# Work to do
Repeat the material exactly from its first line to the line that includes "return tuple(c * (1 + f))". Skip pictures.

# Stored data
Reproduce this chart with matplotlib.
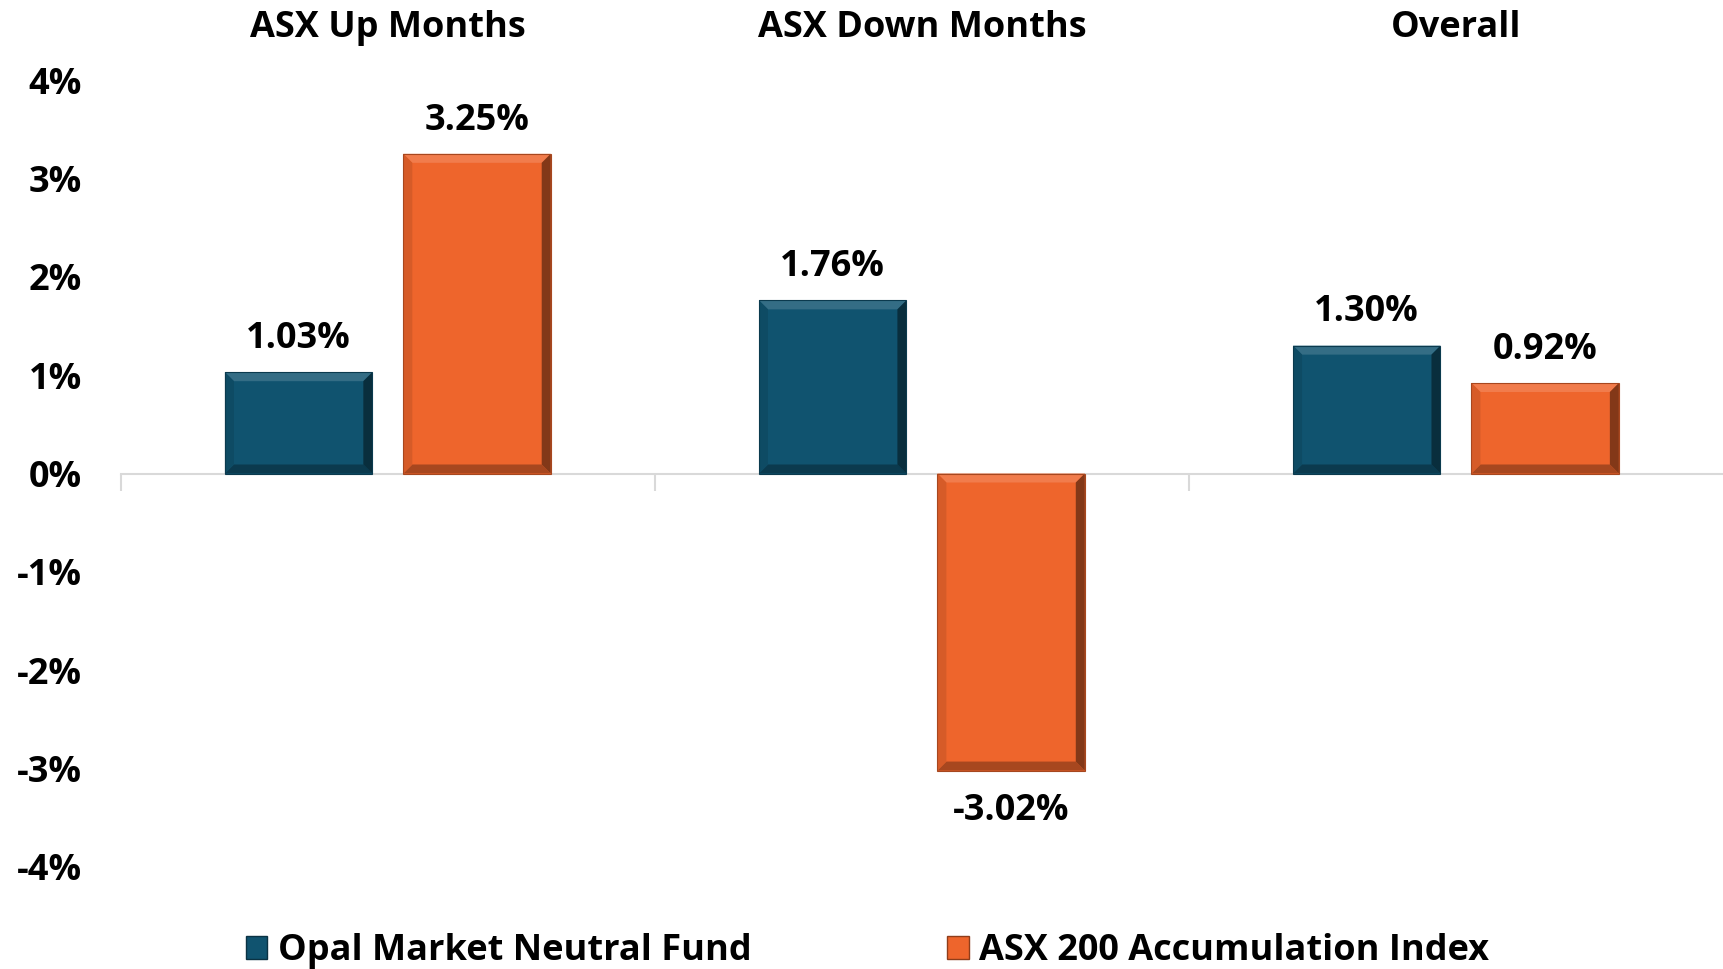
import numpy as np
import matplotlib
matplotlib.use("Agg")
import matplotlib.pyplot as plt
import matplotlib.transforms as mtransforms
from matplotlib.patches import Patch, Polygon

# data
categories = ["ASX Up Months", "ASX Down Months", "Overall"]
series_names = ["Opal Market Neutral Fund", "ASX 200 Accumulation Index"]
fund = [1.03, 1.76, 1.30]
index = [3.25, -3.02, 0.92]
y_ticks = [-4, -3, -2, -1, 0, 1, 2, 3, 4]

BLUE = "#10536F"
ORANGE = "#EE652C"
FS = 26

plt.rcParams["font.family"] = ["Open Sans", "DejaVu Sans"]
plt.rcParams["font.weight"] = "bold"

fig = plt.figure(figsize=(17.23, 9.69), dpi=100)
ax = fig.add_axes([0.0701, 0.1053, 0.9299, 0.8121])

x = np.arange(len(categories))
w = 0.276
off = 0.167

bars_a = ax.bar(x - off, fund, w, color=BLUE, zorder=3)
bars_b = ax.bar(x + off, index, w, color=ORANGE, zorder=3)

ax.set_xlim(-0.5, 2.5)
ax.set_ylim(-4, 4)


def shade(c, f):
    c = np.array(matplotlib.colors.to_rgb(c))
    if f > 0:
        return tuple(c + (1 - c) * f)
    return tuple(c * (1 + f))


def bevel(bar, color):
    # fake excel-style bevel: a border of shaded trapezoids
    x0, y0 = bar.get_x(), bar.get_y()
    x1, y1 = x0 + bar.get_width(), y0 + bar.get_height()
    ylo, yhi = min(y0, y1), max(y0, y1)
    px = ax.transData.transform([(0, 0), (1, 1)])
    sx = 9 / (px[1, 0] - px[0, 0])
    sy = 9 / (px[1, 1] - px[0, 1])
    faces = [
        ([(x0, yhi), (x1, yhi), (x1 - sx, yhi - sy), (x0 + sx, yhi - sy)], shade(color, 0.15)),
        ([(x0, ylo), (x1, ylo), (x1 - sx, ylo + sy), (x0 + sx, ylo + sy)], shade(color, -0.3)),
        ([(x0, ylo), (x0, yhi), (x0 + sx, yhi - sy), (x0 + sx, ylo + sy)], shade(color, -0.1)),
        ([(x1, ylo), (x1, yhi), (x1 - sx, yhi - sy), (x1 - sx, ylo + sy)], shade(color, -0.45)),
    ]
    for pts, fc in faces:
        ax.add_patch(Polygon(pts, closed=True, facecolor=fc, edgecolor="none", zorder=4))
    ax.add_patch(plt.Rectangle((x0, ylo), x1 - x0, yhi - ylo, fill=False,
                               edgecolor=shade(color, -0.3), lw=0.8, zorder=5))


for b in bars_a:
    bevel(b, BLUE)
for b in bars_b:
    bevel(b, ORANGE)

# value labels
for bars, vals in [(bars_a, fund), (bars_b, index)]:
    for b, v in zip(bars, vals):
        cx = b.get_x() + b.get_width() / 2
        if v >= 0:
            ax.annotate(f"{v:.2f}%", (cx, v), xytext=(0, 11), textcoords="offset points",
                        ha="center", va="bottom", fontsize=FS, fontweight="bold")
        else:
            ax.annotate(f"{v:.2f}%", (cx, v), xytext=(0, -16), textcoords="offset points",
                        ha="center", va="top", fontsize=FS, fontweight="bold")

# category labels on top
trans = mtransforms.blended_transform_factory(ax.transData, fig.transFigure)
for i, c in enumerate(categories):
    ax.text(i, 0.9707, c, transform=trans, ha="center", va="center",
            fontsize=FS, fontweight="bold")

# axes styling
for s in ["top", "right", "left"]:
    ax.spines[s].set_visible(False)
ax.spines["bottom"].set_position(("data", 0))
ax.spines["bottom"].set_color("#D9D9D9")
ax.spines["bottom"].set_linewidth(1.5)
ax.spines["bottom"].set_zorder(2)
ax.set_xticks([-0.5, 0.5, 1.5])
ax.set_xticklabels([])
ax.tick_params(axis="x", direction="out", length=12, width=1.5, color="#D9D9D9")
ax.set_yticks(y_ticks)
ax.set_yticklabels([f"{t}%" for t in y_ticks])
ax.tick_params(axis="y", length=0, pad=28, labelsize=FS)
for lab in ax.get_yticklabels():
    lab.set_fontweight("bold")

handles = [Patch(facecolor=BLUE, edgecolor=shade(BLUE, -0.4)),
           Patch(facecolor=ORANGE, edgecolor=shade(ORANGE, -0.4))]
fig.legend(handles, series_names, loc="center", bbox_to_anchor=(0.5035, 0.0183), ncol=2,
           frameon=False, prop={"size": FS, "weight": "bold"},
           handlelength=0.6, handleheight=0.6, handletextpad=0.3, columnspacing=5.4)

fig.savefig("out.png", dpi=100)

# Output for this exercise
Reproduce this chart with matplotlib.
import numpy as np
import matplotlib
matplotlib.use("Agg")
import matplotlib.pyplot as plt
import matplotlib.transforms as mtransforms
from matplotlib.patches import Patch, Polygon

# data
categories = ["ASX Up Months", "ASX Down Months", "Overall"]
series_names = ["Opal Market Neutral Fund", "ASX 200 Accumulation Index"]
fund = [1.03, 1.76, 1.30]
index = [3.25, -3.02, 0.92]
y_ticks = [-4, -3, -2, -1, 0, 1, 2, 3, 4]

BLUE = "#10536F"
ORANGE = "#EE652C"
FS = 26

plt.rcParams["font.family"] = ["Open Sans", "DejaVu Sans"]
plt.rcParams["font.weight"] = "bold"

fig = plt.figure(figsize=(17.23, 9.69), dpi=100)
ax = fig.add_axes([0.0701, 0.1053, 0.9299, 0.8121])

x = np.arange(len(categories))
w = 0.276
off = 0.167

bars_a = ax.bar(x - off, fund, w, color=BLUE, zorder=3)
bars_b = ax.bar(x + off, index, w, color=ORANGE, zorder=3)

ax.set_xlim(-0.5, 2.5)
ax.set_ylim(-4, 4)


def shade(c, f):
    c = np.array(matplotlib.colors.to_rgb(c))
    if f > 0:
        return tuple(c + (1 - c) * f)
    return tuple(c * (1 + f))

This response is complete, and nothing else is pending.